:: RECORDED DATA

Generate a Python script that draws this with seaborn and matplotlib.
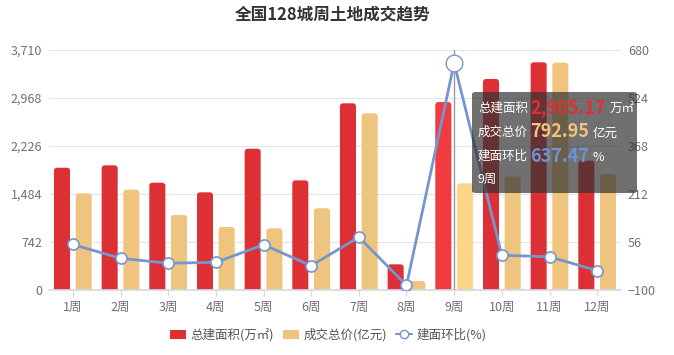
import numpy as np
import pandas as pd
import matplotlib
matplotlib.use("Agg")
import matplotlib.pyplot as plt
from matplotlib.patches import FancyBboxPatch, Patch
from matplotlib.lines import Line2D
from matplotlib.ticker import FuncFormatter
import seaborn as sns

# ── data ───────────────────────────────────────────────────
weeks = ["1周", "2周", "3周", "4周", "5周", "6周", "7周", "8周", "9周", "10周", "11周", "12周"]
area = [1890, 1927, 1659, 1510, 2184, 1695, 2886, 397, 2905.17, 3262, 3520, 1999]      # 总建面积(万㎡)
price = [1494, 1551, 1159, 974, 953, 1263, 2731, 139, 1649, 1752, 3515, 1793]          # 成交总价(亿元)
ratio = [48, 3, -13, -10, 47, -21, 72, -85, 637.47, 13, 8, -37]                        # 建面环比(%)

left_ticks = [0, 742, 1484, 2226, 2968, 3710]
right_ticks = [-100, 56, 212, 368, 524, 680]

hover_idx = 8
tip_area, tip_price, tip_ratio = "2,905.17", "792.95", "637.47"

AREA_NAME = "总建面积(万㎡)"
PRICE_NAME = "成交总价(亿元)"
RATIO_NAME = "建面环比(%)"

RED, RED_HI = "#dc3035", "#ef3a40"
YEL, YEL_HI = "#efc47e", "#fdd588"
BLUE = "#7496cf"
GRID = "#e0e6f1"
LABEL = "#6e7079"

sns.set_theme(style="white")
plt.rcParams["font.family"] = ["Noto Sans CJK SC", "DejaVu Sans"]

W, H = 674, 355
fx = lambda px: px / W
fy = lambda py: 1 - py / H

fig = plt.figure(figsize=(W / 100, H / 100), dpi=100)
ax = fig.add_axes([fx(49), fy(290), fx(621) - fx(49), fy(50) - fy(290)])

# ── bars ───────────────────────────────────────────────────
df = pd.DataFrame({"week": weeks, AREA_NAME: area, PRICE_NAME: price})
long = df.melt(id_vars="week", var_name="series", value_name="value")
sns.barplot(data=long, x="week", y="value", hue="series",
            palette={AREA_NAME: RED, PRICE_NAME: YEL},
            width=0.91, gap=0.26, saturation=1, legend=False, ax=ax)

# rounded tops: swap each rectangle for a rounded box of the same geometry
rx, ry = 3 / 47.6, 3 * 3710 / 240
for ci, cont in enumerate(ax.containers):
    for i, rect in enumerate(cont):
        color = rect.get_facecolor()
        if i == hover_idx:
            color = RED_HI if ci == 0 else YEL_HI
        x, w, h = rect.get_x(), rect.get_width(), rect.get_height()
        rect.set_visible(False)
        ax.add_patch(FancyBboxPatch((x, -ry), w, h + ry,
                                    boxstyle=f"round,pad=0,rounding_size={rx}",
                                    mutation_aspect=ry / rx,
                                    facecolor=color, edgecolor="none", zorder=2))

ax.set_xlim(-0.5, len(weeks) - 0.5)
ax.set_ylim(left_ticks[0], left_ticks[-1])
ax.set_yticks(left_ticks)
ax.yaxis.set_major_formatter(FuncFormatter(lambda v, _: f"{v:,.0f}"))
ax.grid(axis="y", color=GRID, linewidth=0.8)
ax.set_axisbelow(True)
ax.set_xlabel("")
ax.set_ylabel("")
for s in ["top", "left", "right"]:
    ax.spines[s].set_visible(False)
ax.spines["bottom"].set_color("#d5dae3")
ax.tick_params(axis="y", length=0, pad=5, labelsize=9, labelcolor=LABEL)
ax.tick_params(axis="x", length=4, width=0.8, color="#d5dae3", direction="out",
               pad=4, labelsize=9, labelcolor=LABEL, bottom=True)

# hover pointer
ax.axvline(hover_idx, color="#9a9a9a", linewidth=1, zorder=3)

# ── line on right axis ─────────────────────────────────────
ax2 = ax.twinx()
xs = np.arange(len(weeks))
sns.lineplot(x=xs, y=ratio, color=BLUE, linewidth=2, marker="o", markersize=8,
             markerfacecolor="white", markeredgecolor=BLUE, markeredgewidth=1.2,
             ax=ax2, zorder=3)
ax2.plot(xs[hover_idx], ratio[hover_idx], "o", markersize=12,
         markerfacecolor="white", markeredgecolor=BLUE, markeredgewidth=1, zorder=4)
ax2.set_ylim(right_ticks[0], right_ticks[-1])
ax2.set_yticks(right_ticks)
for s in ax2.spines.values():
    s.set_visible(False)
ax2.tick_params(axis="y", length=0, pad=5, labelsize=9, labelcolor=LABEL)
ax2.grid(False)

# ── title & legend ─────────────────────────────────────────
fig.text(fx(333), fy(14), "全国128城周土地成交趋势", ha="center", va="center",
         fontsize=12, fontweight="bold", color="#333333")

handles = [
    Patch(facecolor=RED, edgecolor="none", label=AREA_NAME),
    Patch(facecolor=YEL, edgecolor="none", label=PRICE_NAME),
    Line2D([], [], color=BLUE, linewidth=1.5, marker="o", markersize=6,
           markerfacecolor="white", markeredgecolor=BLUE, label=RATIO_NAME),
]
fig.legend(handles=handles, loc="center", bbox_to_anchor=(fx(328), fy(335)),
           ncol=3, frameon=False, fontsize=9, labelcolor="#555555",
           handlelength=1.3, handleheight=0.8, handletextpad=0.35, columnspacing=0.7)

# ── tooltip ────────────────────────────────────────────────
fig.add_artist(FancyBboxPatch((fx(472), fy(193)), fx(637) - fx(472), fy(92) - fy(193),
                              boxstyle="round,pad=0,rounding_size=0.006",
                              transform=fig.transFigure, facecolor=(0.2, 0.2, 0.2, 0.7),
                              edgecolor="none", zorder=5))
rows = [
    (108, "总建面积", tip_area, RED, "万㎡"),
    (132, "成交总价", tip_price, "#f1c27b", "亿元"),
    (156, "建面环比", tip_ratio, "#6d92d6", "%"),
]
for y, name, val, col, unit in rows:
    fig.text(fx(478), fy(y), name, ha="left", va="center", fontsize=9, color="white", zorder=6)
    t = fig.text(fx(530), fy(y), val, ha="left", va="center", fontsize=13,
                 fontweight="bold", color=col, zorder=6)
    fig.canvas.draw()
    bb = t.get_window_extent()
    fig.text(fx(bb.x1 + 4), fy(y + 1), unit, ha="left", va="center", fontsize=9,
             color="white", zorder=6)
fig.text(fx(478), fy(179), weeks[hover_idx], ha="left", va="center", fontsize=9,
         color="white", zorder=6)

fig.savefig("out.png", dpi=100)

::::

**DIRECTIVE**
Each line from the top of the material through the line containing "fy = lambda py: 1 - py / H" should be reproduced exactly; please drop any images.

**EXERCISE RESPONSE**
Generate a Python script that draws this with seaborn and matplotlib.
import numpy as np
import pandas as pd
import matplotlib
matplotlib.use("Agg")
import matplotlib.pyplot as plt
from matplotlib.patches import FancyBboxPatch, Patch
from matplotlib.lines import Line2D
from matplotlib.ticker import FuncFormatter
import seaborn as sns

# ── data ───────────────────────────────────────────────────
weeks = ["1周", "2周", "3周", "4周", "5周", "6周", "7周", "8周", "9周", "10周", "11周", "12周"]
area = [1890, 1927, 1659, 1510, 2184, 1695, 2886, 397, 2905.17, 3262, 3520, 1999]      # 总建面积(万㎡)
price = [1494, 1551, 1159, 974, 953, 1263, 2731, 139, 1649, 1752, 3515, 1793]          # 成交总价(亿元)
ratio = [48, 3, -13, -10, 47, -21, 72, -85, 637.47, 13, 8, -37]                        # 建面环比(%)

left_ticks = [0, 742, 1484, 2226, 2968, 3710]
right_ticks = [-100, 56, 212, 368, 524, 680]

hover_idx = 8
tip_area, tip_price, tip_ratio = "2,905.17", "792.95", "637.47"

AREA_NAME = "总建面积(万㎡)"
PRICE_NAME = "成交总价(亿元)"
RATIO_NAME = "建面环比(%)"

RED, RED_HI = "#dc3035", "#ef3a40"
YEL, YEL_HI = "#efc47e", "#fdd588"
BLUE = "#7496cf"
GRID = "#e0e6f1"
LABEL = "#6e7079"

sns.set_theme(style="white")
plt.rcParams["font.family"] = ["Noto Sans CJK SC", "DejaVu Sans"]

W, H = 674, 355
fx = lambda px: px / W
fy = lambda py: 1 - py / H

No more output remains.